Directions.
Produce nothing but an exact copy of the lines from the one containing "What TikZ code" through the one containing "(0,0) rectangle (1073,626);", and do not carry over pictures.

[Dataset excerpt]

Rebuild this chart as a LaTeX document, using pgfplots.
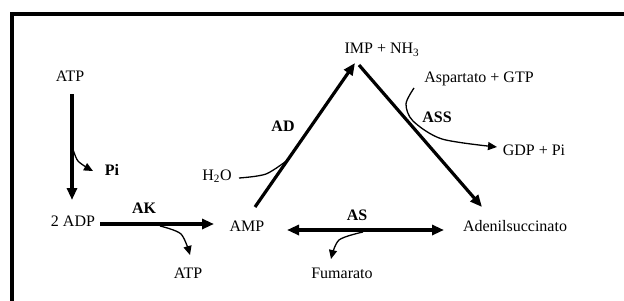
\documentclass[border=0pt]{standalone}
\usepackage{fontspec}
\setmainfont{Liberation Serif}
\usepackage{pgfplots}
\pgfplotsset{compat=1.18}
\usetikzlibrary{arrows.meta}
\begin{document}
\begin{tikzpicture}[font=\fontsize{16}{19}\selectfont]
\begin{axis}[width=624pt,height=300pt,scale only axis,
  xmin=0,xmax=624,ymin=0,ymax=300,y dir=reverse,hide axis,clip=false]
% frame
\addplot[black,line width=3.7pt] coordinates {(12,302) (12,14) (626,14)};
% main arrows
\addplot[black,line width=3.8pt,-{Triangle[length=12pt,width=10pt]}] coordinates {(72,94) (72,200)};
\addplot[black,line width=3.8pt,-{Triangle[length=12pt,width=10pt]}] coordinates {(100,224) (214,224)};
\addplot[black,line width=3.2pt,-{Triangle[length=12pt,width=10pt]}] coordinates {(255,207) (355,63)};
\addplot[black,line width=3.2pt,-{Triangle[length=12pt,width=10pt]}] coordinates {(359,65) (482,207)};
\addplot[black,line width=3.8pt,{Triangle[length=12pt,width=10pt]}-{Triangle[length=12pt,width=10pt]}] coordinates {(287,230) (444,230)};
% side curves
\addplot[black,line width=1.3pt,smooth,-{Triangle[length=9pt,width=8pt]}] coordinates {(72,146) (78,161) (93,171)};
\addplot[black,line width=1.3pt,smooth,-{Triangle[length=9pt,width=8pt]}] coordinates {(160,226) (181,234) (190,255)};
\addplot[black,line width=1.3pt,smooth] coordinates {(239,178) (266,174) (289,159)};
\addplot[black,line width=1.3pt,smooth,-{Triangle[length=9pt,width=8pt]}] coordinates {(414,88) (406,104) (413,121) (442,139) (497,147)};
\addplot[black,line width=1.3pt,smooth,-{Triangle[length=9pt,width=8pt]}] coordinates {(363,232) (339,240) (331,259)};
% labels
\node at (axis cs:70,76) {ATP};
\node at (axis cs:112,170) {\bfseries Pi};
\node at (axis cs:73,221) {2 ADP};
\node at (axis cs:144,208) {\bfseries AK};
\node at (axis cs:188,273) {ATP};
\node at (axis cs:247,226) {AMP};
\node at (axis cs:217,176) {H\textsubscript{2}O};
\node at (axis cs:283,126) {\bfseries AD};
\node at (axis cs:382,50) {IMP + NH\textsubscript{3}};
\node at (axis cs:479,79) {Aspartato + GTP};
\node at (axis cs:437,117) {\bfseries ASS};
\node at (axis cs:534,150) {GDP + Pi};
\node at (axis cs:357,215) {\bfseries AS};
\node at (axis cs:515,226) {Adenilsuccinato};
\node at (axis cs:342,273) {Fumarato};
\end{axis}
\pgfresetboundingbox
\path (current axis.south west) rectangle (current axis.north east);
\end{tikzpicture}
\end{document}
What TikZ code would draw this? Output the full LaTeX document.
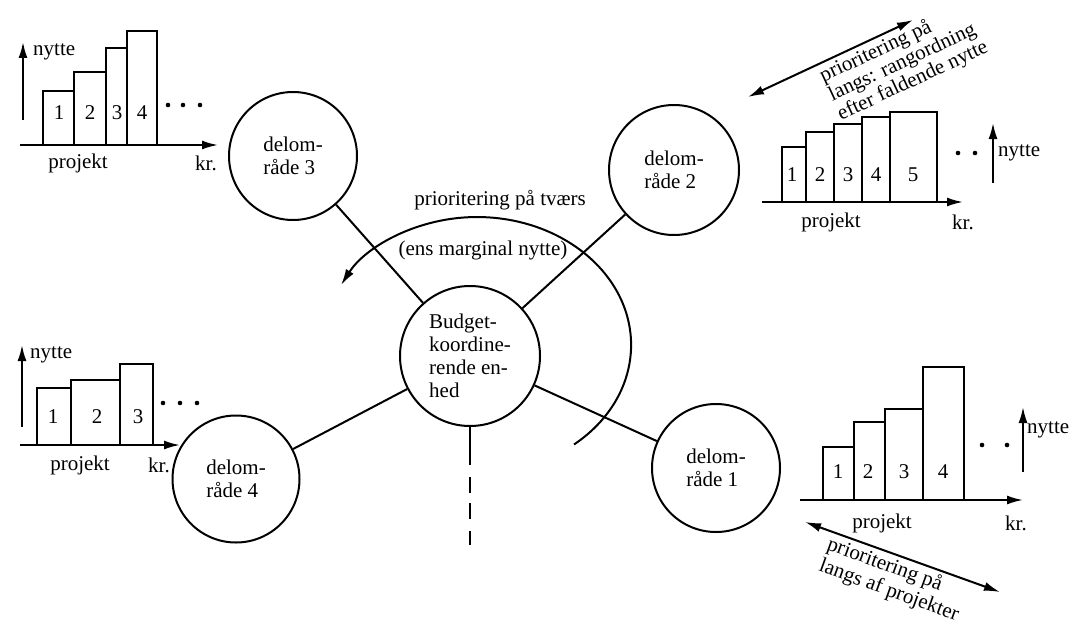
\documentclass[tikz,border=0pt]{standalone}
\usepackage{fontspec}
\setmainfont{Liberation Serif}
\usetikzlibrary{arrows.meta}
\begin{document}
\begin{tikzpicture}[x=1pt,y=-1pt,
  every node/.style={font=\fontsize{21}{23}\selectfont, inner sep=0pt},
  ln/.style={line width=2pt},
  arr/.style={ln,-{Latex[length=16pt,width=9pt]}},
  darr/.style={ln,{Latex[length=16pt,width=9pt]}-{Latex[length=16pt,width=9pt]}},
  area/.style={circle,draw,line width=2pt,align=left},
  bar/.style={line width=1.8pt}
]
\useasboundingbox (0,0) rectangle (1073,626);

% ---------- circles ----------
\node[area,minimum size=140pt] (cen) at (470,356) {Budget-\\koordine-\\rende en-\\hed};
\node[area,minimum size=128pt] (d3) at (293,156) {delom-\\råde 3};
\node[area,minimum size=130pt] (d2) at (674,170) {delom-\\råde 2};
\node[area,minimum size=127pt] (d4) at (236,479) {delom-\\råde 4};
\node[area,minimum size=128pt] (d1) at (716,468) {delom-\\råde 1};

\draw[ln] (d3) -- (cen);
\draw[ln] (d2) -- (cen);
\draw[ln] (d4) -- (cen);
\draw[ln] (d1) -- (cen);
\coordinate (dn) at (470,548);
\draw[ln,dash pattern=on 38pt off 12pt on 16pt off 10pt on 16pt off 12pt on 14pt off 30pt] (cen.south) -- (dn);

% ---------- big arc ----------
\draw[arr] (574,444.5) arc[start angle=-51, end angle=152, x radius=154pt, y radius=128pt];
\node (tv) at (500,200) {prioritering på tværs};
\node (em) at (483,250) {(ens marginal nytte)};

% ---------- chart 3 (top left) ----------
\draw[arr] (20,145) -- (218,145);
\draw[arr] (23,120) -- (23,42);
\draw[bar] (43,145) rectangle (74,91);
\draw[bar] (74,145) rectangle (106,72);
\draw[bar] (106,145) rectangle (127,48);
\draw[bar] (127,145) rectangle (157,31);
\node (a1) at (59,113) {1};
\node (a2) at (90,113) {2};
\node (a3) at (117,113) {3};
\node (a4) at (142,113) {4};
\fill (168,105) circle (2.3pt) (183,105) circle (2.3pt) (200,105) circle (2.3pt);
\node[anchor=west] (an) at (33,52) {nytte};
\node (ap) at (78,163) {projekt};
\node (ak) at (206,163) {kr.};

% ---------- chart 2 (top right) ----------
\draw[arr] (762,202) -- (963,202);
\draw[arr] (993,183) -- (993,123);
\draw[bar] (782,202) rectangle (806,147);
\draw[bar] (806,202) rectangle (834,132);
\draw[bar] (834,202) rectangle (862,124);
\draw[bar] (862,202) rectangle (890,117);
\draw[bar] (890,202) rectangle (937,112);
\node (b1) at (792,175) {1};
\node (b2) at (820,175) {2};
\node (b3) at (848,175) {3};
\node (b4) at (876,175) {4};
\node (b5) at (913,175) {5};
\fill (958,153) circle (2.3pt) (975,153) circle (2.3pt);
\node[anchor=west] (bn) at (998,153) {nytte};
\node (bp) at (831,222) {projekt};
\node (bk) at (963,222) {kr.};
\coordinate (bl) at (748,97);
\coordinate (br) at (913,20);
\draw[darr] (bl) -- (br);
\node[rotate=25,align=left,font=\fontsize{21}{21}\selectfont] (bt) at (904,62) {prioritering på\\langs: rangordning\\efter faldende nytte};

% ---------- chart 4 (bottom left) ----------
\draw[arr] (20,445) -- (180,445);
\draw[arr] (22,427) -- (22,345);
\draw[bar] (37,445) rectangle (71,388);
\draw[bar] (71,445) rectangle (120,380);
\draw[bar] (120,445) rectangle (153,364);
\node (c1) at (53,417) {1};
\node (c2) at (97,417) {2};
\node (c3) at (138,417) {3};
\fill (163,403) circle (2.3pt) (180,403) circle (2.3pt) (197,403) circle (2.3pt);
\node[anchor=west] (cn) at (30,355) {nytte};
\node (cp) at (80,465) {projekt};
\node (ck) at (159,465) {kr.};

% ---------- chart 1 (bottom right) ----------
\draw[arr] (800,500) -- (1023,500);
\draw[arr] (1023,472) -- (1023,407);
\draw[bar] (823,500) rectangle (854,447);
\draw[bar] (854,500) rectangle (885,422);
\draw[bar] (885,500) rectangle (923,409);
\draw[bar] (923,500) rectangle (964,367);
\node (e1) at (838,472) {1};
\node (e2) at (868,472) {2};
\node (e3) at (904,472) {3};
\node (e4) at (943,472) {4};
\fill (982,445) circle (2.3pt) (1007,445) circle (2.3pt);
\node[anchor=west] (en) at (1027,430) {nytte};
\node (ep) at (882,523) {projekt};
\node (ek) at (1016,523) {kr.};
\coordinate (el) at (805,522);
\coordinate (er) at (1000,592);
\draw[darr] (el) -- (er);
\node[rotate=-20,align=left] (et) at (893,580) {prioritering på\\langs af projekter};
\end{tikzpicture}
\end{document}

Task answer.
What TikZ code would draw this? Output the full LaTeX document.
\documentclass[tikz,border=0pt]{standalone}
\usepackage{fontspec}
\setmainfont{Liberation Serif}
\usetikzlibrary{arrows.meta}
\begin{document}
\begin{tikzpicture}[x=1pt,y=-1pt,
  every node/.style={font=\fontsize{21}{23}\selectfont, inner sep=0pt},
  ln/.style={line width=2pt},
  arr/.style={ln,-{Latex[length=16pt,width=9pt]}},
  darr/.style={ln,{Latex[length=16pt,width=9pt]}-{Latex[length=16pt,width=9pt]}},
  area/.style={circle,draw,line width=2pt,align=left},
  bar/.style={line width=1.8pt}
]
\useasboundingbox (0,0) rectangle (1073,626);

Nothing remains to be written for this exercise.